Hansen's is "a chronic bacterial disease that primarily affects the skin, peripheral nerves and upper airway," according to the program's website. "Feared as a highly contagious and devastating disease, it is well established that Hansen's disease is not highly transmissible, is very treatable and, with early diagnosis and treatment, is not disabling."
Doctors have not determined how Cody contracted the disease, though it commonly is associated with armadillos. He has said he doesn't remember encountering one.
He was misdiagnosed a few times, and he and family didn't find the right fit in a doctor right away. Once his mother, Christy Baker, 35, heard "leprosy," she was stunned.
"I said 'What?'" the Meyersville resident recalled. "I'm old enough to know I've heard it before. I'm not old enough to know what it is."
Cody has been on a regimen of antibiotics and a steroid, which has caused him to gain weight. He went from weighing about 135 pounds in 2012 to weighing about 215 pounds.
One of the drugs he's taking costs $5,000 a pill. He takes three a day. The Baton Rouge program covers it, but when he returns home toward the end of the month, a battle with his insurance provider could commence.
At one point, the disease left him cringing at night because of the pain from moving. But Saturday, he ran, clung to friends and family and even skateboarded.
"I feel fine," he said. "I feel like a kid."
One of those friends he embraced was Taylor Hahn, a 15-year-old from Cuero.
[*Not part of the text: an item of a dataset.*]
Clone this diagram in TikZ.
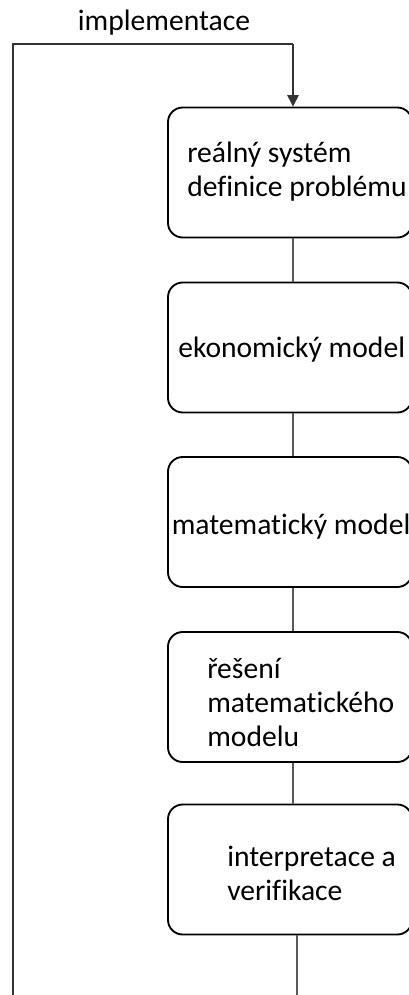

She's visited him in Baton Rouge.
"He's basically my best friend," she said. "He's really nice. He's the sweetest guy I know."
During the afternoon, family, friends and other supporters made donations, partook in a barbecue meal and made bids on a silent auction. The event was scheduled to run through midnight.
Cuero residents Loraine and Edwin Michalek, who have known Cody since he was a boy, helped organize the event and provided meat for barbecuing.
Waller resident Paula Aaron also helped organize. Aaron, who doesn't know the Bakers well, said her faith in God influenced her decision to help.
"All he wants to do is be a teenager and drive a truck like other boys," Aaron said.
Cody is expected to face five more years of treatment.
"It's good because I have a good attitude," he said, "and they say I'm young. I'll heal faster."